● **STATED GOAL**
Transcribe the whole listing without a single picture.

● **AVAILABLE DATA**

......

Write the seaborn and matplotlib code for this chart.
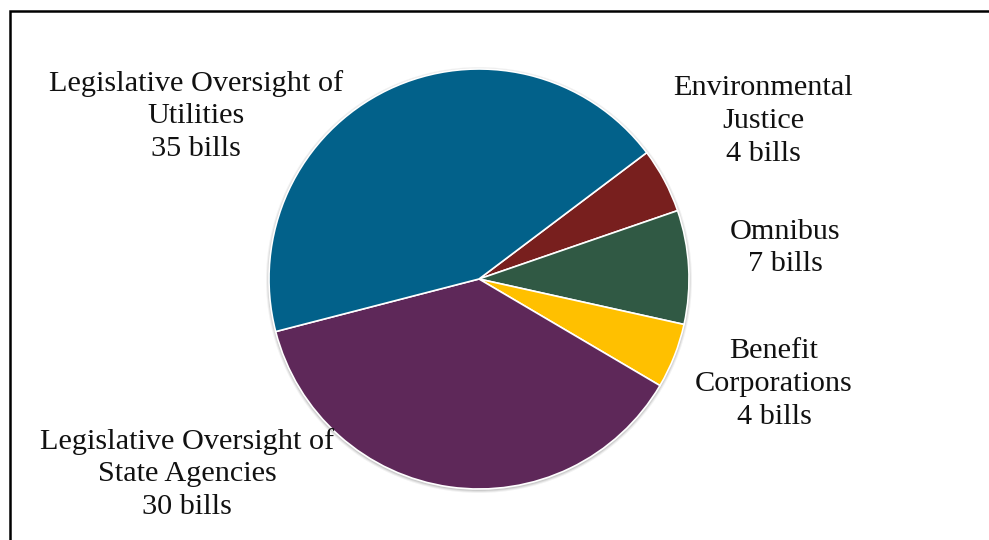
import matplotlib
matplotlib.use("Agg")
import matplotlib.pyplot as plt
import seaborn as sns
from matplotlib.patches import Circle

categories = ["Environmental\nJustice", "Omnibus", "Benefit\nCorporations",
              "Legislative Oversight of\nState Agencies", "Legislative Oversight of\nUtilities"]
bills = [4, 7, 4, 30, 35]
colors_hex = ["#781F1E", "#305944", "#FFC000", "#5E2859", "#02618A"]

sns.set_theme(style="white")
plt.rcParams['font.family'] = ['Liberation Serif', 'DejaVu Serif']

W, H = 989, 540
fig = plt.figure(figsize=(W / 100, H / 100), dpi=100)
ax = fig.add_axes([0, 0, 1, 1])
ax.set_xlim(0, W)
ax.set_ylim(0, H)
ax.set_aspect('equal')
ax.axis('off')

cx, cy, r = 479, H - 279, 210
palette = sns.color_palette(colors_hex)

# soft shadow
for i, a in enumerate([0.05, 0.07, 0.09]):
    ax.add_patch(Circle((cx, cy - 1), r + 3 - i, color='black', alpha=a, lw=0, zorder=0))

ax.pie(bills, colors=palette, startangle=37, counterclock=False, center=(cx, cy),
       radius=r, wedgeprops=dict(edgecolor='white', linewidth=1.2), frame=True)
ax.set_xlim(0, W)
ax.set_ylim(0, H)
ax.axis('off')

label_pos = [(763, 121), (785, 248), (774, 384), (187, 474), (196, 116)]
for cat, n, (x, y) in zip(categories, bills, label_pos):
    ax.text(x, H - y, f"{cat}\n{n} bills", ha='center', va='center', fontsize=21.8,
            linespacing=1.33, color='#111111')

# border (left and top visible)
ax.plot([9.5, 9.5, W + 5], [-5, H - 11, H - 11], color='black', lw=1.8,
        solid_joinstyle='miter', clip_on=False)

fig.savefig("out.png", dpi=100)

......

● **WRITTEN ANSWER**
Write the seaborn and matplotlib code for this chart.
import matplotlib
matplotlib.use("Agg")
import matplotlib.pyplot as plt
import seaborn as sns
from matplotlib.patches import Circle

categories = ["Environmental\nJustice", "Omnibus", "Benefit\nCorporations",
              "Legislative Oversight of\nState Agencies", "Legislative Oversight of\nUtilities"]
bills = [4, 7, 4, 30, 35]
colors_hex = ["#781F1E", "#305944", "#FFC000", "#5E2859", "#02618A"]

sns.set_theme(style="white")
plt.rcParams['font.family'] = ['Liberation Serif', 'DejaVu Serif']

W, H = 989, 540
fig = plt.figure(figsize=(W / 100, H / 100), dpi=100)
ax = fig.add_axes([0, 0, 1, 1])
ax.set_xlim(0, W)
ax.set_ylim(0, H)
ax.set_aspect('equal')
ax.axis('off')

cx, cy, r = 479, H - 279, 210
palette = sns.color_palette(colors_hex)

# soft shadow
for i, a in enumerate([0.05, 0.07, 0.09]):
    ax.add_patch(Circle((cx, cy - 1), r + 3 - i, color='black', alpha=a, lw=0, zorder=0))

ax.pie(bills, colors=palette, startangle=37, counterclock=False, center=(cx, cy),
       radius=r, wedgeprops=dict(edgecolor='white', linewidth=1.2), frame=True)
ax.set_xlim(0, W)
ax.set_ylim(0, H)
ax.axis('off')

label_pos = [(763, 121), (785, 248), (774, 384), (187, 474), (196, 116)]
for cat, n, (x, y) in zip(categories, bills, label_pos):
    ax.text(x, H - y, f"{cat}\n{n} bills", ha='center', va='center', fontsize=21.8,
            linespacing=1.33, color='#111111')

# border (left and top visible)
ax.plot([9.5, 9.5, W + 5], [-5, H - 11, H - 11], color='black', lw=1.8,
        solid_joinstyle='miter', clip_on=False)

fig.savefig("out.png", dpi=100)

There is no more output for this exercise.